Failure of EDF reform would hit its share of the French power market

  • The holding company would control a separate entity housing the more lucrative parts of the business, such as renewable energy, and free of its liabilities. Investors would be invited to acquire up to 30% of that unit.
  • "To remain a major player in the French electricity sector, EDF must be able to invest in these new forms of electricity production", CEO Jean-Bernard Levy said in a letter sent on April 28 to unions.
Published May 3, 2021

PARIS: Energy group EDF's share of the French power market is at risk of plummeting if a restructuring plan to improve its financing situation does not go ahead, its chief executive said in a letter to unions.

Under the terms of the plan, which faces strong opposition from unions who fear it could lead to job cuts, France hopes to place state-run EDF's debt-laden and capital-hungry nuclear business into a holding company that would be fully state owned.

The holding company would control a separate entity housing the more lucrative parts of the business, such as renewable energy, and free of its liabilities. Investors would be invited to acquire up to 30% of that unit.

The utility, which is nearly 84% owned by the French state, has warned that the reforms are crucial to prevent the group from falling behind rivals, such as Total, in renewables and becoming a second-tier power player.

"To remain a major player in the French electricity sector, EDF must be able to invest in these new forms of electricity production", CEO Jean-Bernard Levy said in a letter sent on April 28 to unions.

"Otherwise EDF's market share of electricity production in France would quickly fall."

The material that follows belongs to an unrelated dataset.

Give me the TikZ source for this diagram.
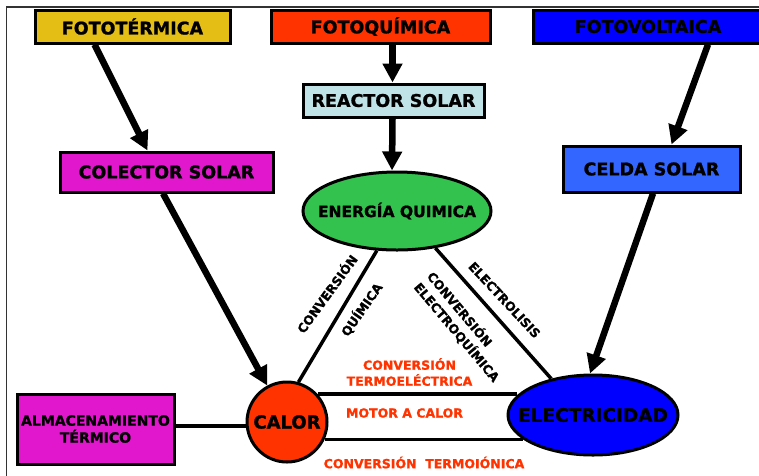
\documentclass[tikz,border=0pt]{standalone}
\usepackage{fontspec}
\setmainfont{DejaVu Sans}[BoldFeatures={FakeBold=1.2}]
\usetikzlibrary{arrows.meta,shapes.geometric}
\definecolor{oro}{HTML}{E5BE15}
\definecolor{rojizo}{HTML}{FF3300}
\definecolor{azul}{HTML}{0000FF}
\definecolor{celeste}{HTML}{BFE3E6}
\definecolor{fucsia}{HTML}{E017CC}
\definecolor{verde}{HTML}{33C24D}
\definecolor{azulclaro}{HTML}{3366FF}
\begin{document}
\begin{tikzpicture}[x=1pt,y=-1pt,
    caja/.style={draw,line width=3pt,inner sep=0pt,font=\bfseries\fontsize{17.5}{20}\selectfont},
    elipse/.style={ellipse,draw,line width=3pt,inner sep=0pt},
    flecha/.style={line width=6.5pt,-{Triangle[length=19pt,width=19pt]}},
    linea/.style={line width=3.5pt},
    giro/.style={font=\bfseries\fontsize{12.5}{17}\selectfont,inner sep=0pt},
    rotulo/.style={text=rojizo,font=\bfseries\fontsize{12.5}{16}\selectfont,inner sep=0pt,align=center}]
  \useasboundingbox (0,0) rectangle (759,475);
  \draw[line width=1.5pt,black!80] (6.5,480) -- (6.5,7) -- (765,7);
  \draw
    (132.5,26.5) node[caja,fill=oro,minimum width=195,minimum height=33] (termica){FOTOTÉRMICA}
    (380.5,26.5) node[caja,fill=rojizo,minimum width=219,minimum height=33] (quimica){FOTOQUÍMICA}
    (648,26.5) node[caja,fill=azul,minimum width=230,minimum height=33] (voltaica){FOTOVOLTAICA}
    (393.5,100.5) node[caja,fill=celeste,minimum width=181,minimum height=33] (reactor){REACTOR SOLAR}
    (166.5,172) node[caja,fill=fucsia,minimum width=213,minimum height=40] (colector){COLECTOR SOLAR}
    (651.5,169) node[caja,fill=azulclaro,minimum width=177,minimum height=46] (celda){CELDA SOLAR}
    (397,211) node[elipse,fill=verde,minimum width=188,minimum height=78,
      font=\bfseries\fontsize{15.5}{18}\selectfont] (energia){\makebox[0pt]{ENERGÍA QUIMICA}}
    (287,422) node[circle,draw,line width=3pt,inner sep=0pt,fill=rojizo,minimum size=80,
      font=\bfseries\fontsize{18}{20}\selectfont] (calor){CALOR}
    (593,415) node[elipse,fill=azul,minimum width=170,minimum height=80,
      font=\bfseries\fontsize{18.5}{20}\selectfont] (electricidad){\makebox[0pt]{ELECTRICIDAD}}
    (95.5,429) node[caja,fill=fucsia,minimum width=157,minimum height=70,align=center,
      font=\bfseries\fontsize{14}{17}\selectfont] (almacen){ALMACENAMIENTO\\TÉRMICO};
  \begin{scope}[flecha]
    \draw ([xshift=-38]termica.south) to ([xshift=-19]colector.north);
    \draw ([xshift=-3.5]colector.south) to (calor);
    \draw ([xshift=12]quimica.south) to ([xshift=-1]reactor.north);
    \draw ([xshift=-1]reactor.south) to ([xshift=-5]energia.north);
    \draw ([xshift=60]voltaica.south) to ([xshift=20]celda.north);
    \draw ([xshift=1.5]celda.south) to ([xshift=-3]electricidad.north);
  \end{scope}
  \begin{scope}[linea]
    \draw (energia.243) to (calor.74);
    \draw (energia.316) to (electricidad.139);
    \draw (calor.42) to (calor.42 -| electricidad.165);
    \draw (calor.-25) to (calor.-25 -| electricidad.199);
    \draw ([yshift=3]almacen.east) to ([yshift=3]almacen.east -| calor.west);
  \end{scope}
  \node[giro,rotate=54] (convq) at (326.5,293.5) {CONVERSIÓN};
  \node[giro,rotate=55] (quim) at (361.5,309.5) {QUÍMICA};
  \node[giro,rotate=-50,align=left] (electroq) at (463.5,326.6) {CONVERSIÓN\\ELECTROQUÍMICA};
  \node[giro,rotate=-47] (electrolisis) at (504.5,300) {ELECTROLISIS};
  \node[rotulo] (termoel) at (409.5,372) {CONVERSIÓN\\TERMOELÉCTRICA};
  \node[rotulo] (motor) at (404.5,413) {MOTOR A CALOR};
  \node[rotulo] (termoion) at (424,462.5) {CONVERSIÓN\ \ TERMOIÓNICA};
\end{tikzpicture}
\end{document}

The French government and the European Commission have been wrangling for months over an overhaul of EDF partly aimed at improving the way its nuclear arm funds itself.

French ministers are now hosting a series of meetings with labour representatives to try and find some support for a deal and pass it through parliament over the summer, before France enters a campaign period ahead of 2022's presidential election.

The deal would also involve resetting the price at which EDF sells on nuclear power to third party distributors.

Levy told unions that the price would allow EDF to cover all the costs of its existing nuclear park in France, including its next-generation nuclear reactor at Flamanville.

EDF declined to comment on Levy's letter.